Almost none of the sailors knew how to swim to save his life (be it regular military vessels, commercial ones, or pirates). Which, for people that live on the sea seems not to make very much sense. But really, if you fall into the sea during any kind of big-wave storm, or navigating treacherous cold waters… you’re not really expecting the boat to stop and pick you up, are you? And you’ll drown and/or freeze in minutes anyway (and if you fall during calm weather… what kind of landlubber are you, anyway??).

Probably an urban legend, but didn’t some sailors consider it unfortunate to know how to swim?


Uhm… never heard of that. More realistically they never had much occasion to learn: you stay ON the boat, at all times. And often you come from the country, with no training, and maybe even press-ganged into service.

But I guess it’s possible :slight_smile:

Its probably a tall-tale from Lofotfiske in Norway during the 1800s.Something that stuck to my mind somehow. From a practical point of view the sailors of that age weren’t stupid.


I’m guessing those pesky elves have something like a Synchronized swimming skill.

Well, notice the several skills dedicated to walking, running, climbing stairs, and so forth. Oh, wait… You mean that’s all handled with Speed tests too? Classically, swimming and whistling have been “decide if your character can do it” abilities. If for some reason it’s really interesting in your game to know who can and can’t swim, you could make it a training, sure.

Yes, if I felt the need to implement swimming I’d do it as a training skill and then resolve rolls just like running, with Speed or Forte.

Eh, I’d still throw a swimming training skill into a pirates campaign. I’d just limit it as a lifepath skill. The poor farmboys who get press-ganged into service wouldn’t get swimming. Neither would the lifepaths that dictate you pretty much just stay on your boat. But many pirates spent lots of time moored in the tropics. They weren’t always out at sea. Lots of opportunities to go for a dip, and if I were a pirate, I’d jump on the chance to learn how to swim if it was presented to me.

Anyways, yeah, as was said above, unless it’s important to your campaign somehow, no point in sweating the irrelevant details, right?

Well, notice the several skills dedicated to walking, running, climbing stairs, and so forth. Oh, wait…

Yes, I also noticed that in real life people fall over dead when running as often as they drown, and I noticed a roughly equivalent number of people know how to walk and know how to swim. Don’t even get me started on how wearing boots and absorbent clothing makes it almost impossible to climb stairs.

Sarcasm aside: a training skill makes a lot of sense. I don’t think people are so different in swimming ability that skill makes up for differences in physical abilities.

Given in Western countries like the US & Australia have a strong beach and aquatic culture, we are all pretty much trained as kids how to swim. Without much exposure to water and training, people tend to drown if they try anything other than a dog-paddle in calm water. I guess Swim Training allows you to lower the Obs for swimming tests for speed and endurance.

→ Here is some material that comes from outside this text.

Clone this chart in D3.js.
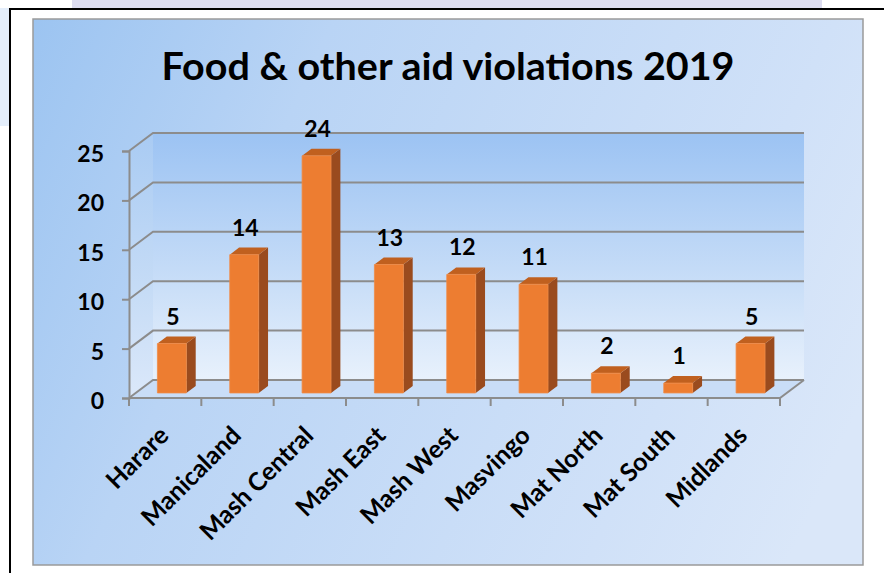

Panic is the real killer. Any time you enter the water without preparation, CLEARLY* there is a Steel test involved.

*Depending on how murky the water is.

Actually, walking is pretty dangerous. I don’t know fatality stats offhand, but hiking causes a lot more casualties than swimming or boating in the US (of course, that doesn’t account for folks who didn’t mean to be in the water, but it also doesn’t account for people falling on the stairs or walking to work or…) That said, I wasn’t trying to argue that they were identical, just that basic movement doesn’t generally get a skill in BW. Sure, swimming is less basic than the others, but also less important: how often in your games has it mattered how well someone swam? How about how well they ran?

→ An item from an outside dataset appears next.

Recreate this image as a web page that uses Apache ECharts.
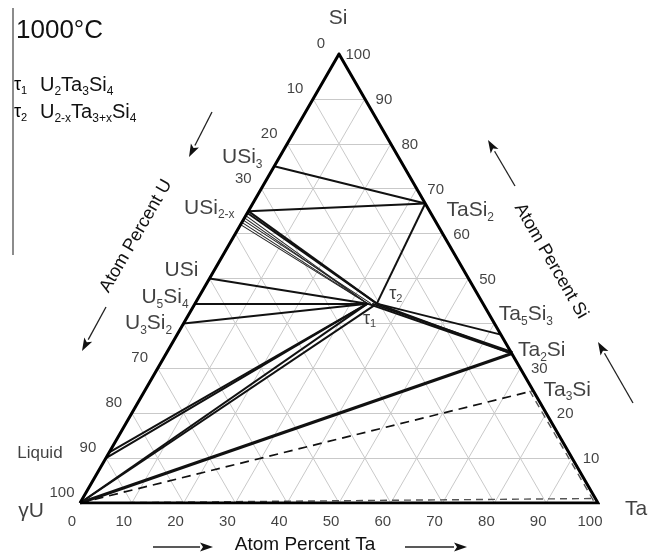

I am generally opposed to putting swimming on your character sheet, to make that clear. I think in most cases, it’s obvious what happens when you fall in the water: You drown in your chainmail, or you tread water for thirty seconds until fished out, or you’re a Tongan surf hero and you leap out looking like a badass, or whatever. Most of the time, the situation tells you everything you need to know. Plenty of people who “can’t swim” wouldn’t drown if they fell into calm water while lightly clothed, while few “strong swimmers” would survive a fall in any combination of heavy clothing, a strong current, or severe weather. It’s rarely interesting to know if you can swim, and it is annoying to have to spend two skill points just to be able to (kinda like if shoes cost 20 RPs instead of 1). You’ll never FoRK it, and in terms of making interesting characters I’d rather you spent those points to open Death-Statistics-Wise and Internet Arguing.

To justify my running analogy, BWR had a running skill (not sure if it’s in Gold): Sprinting Training. It’s not there to let you run, but rather to make you a running badass. If being a swimming badass is interesting to your game (but it’s not a surf heroes vs. sharkmen game where everyone swims like a fish), you should totally put in a training that makes it so that rather than being an indifferent swimmer, you’re an excellent swimmer.

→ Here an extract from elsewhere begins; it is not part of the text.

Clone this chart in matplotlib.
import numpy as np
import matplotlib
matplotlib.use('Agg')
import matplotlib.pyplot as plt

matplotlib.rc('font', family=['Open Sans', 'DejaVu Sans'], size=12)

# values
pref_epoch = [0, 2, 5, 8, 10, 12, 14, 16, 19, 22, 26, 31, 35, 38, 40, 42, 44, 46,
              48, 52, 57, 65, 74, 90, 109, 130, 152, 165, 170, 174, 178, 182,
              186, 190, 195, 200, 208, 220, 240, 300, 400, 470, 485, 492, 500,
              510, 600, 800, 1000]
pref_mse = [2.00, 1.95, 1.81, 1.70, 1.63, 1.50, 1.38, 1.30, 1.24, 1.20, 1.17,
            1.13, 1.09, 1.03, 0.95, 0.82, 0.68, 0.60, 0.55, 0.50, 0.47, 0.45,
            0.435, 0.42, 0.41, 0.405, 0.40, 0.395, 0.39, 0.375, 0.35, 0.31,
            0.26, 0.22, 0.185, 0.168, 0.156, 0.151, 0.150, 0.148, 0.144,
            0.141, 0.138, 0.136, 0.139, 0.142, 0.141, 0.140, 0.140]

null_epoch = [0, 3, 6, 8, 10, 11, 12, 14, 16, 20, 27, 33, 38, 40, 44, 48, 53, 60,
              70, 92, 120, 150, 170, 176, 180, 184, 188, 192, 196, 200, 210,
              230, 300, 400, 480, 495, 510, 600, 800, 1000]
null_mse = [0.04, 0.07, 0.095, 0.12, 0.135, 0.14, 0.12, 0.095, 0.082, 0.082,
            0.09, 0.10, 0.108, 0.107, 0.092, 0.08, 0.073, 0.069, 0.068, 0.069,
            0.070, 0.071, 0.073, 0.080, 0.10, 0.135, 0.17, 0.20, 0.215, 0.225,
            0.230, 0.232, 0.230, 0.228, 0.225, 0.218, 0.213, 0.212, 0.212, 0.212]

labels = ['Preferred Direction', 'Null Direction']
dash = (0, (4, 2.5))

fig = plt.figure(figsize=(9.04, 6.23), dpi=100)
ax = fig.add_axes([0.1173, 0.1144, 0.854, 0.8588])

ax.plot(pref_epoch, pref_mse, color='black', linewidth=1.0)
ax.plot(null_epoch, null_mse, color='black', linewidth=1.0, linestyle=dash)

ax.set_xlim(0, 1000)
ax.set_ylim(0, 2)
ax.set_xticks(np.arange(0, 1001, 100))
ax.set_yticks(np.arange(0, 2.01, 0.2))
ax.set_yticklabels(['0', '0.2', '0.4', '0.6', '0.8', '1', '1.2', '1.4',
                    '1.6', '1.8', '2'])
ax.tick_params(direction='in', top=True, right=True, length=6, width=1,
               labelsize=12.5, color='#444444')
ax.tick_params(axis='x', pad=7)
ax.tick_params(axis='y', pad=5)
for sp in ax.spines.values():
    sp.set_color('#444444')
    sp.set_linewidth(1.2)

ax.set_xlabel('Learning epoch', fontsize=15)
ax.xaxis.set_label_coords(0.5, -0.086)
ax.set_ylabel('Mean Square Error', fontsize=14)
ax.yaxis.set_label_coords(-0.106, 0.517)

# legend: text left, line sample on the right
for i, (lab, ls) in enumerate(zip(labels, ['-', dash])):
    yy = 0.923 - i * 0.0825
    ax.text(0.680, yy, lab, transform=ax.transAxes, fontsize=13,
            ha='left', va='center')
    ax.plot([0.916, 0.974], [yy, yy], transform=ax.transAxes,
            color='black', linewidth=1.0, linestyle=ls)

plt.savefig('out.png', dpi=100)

Durand, you nailed it: unless your setting grants for dramatic scenes where people “race” swimming to get to the Red Herring in time, the most dramatic and interesting thing that water and swimming can give you is the initial shock.

You are fighting at the top of the lighthouse, in the middle of the night, you are tackled and shoved in the water.

You fall several meters and bam! Cold, dark water. Steel test!.

I guess each beat of hesitation is you with your head underwater, panicking and thrashing around. What kind of damage would you take though?
A Forte test with Ob 1+ hesitation to see if you hold your breath long enough to recover?

Even that is not universal. A surprisingly large percent of NYC natives don’t know how to swim, and that’s in a relatively small geographic area entirely on islands.

I could only really see a Swimming skill being needed for BW if you have a pearl diving culture or similar.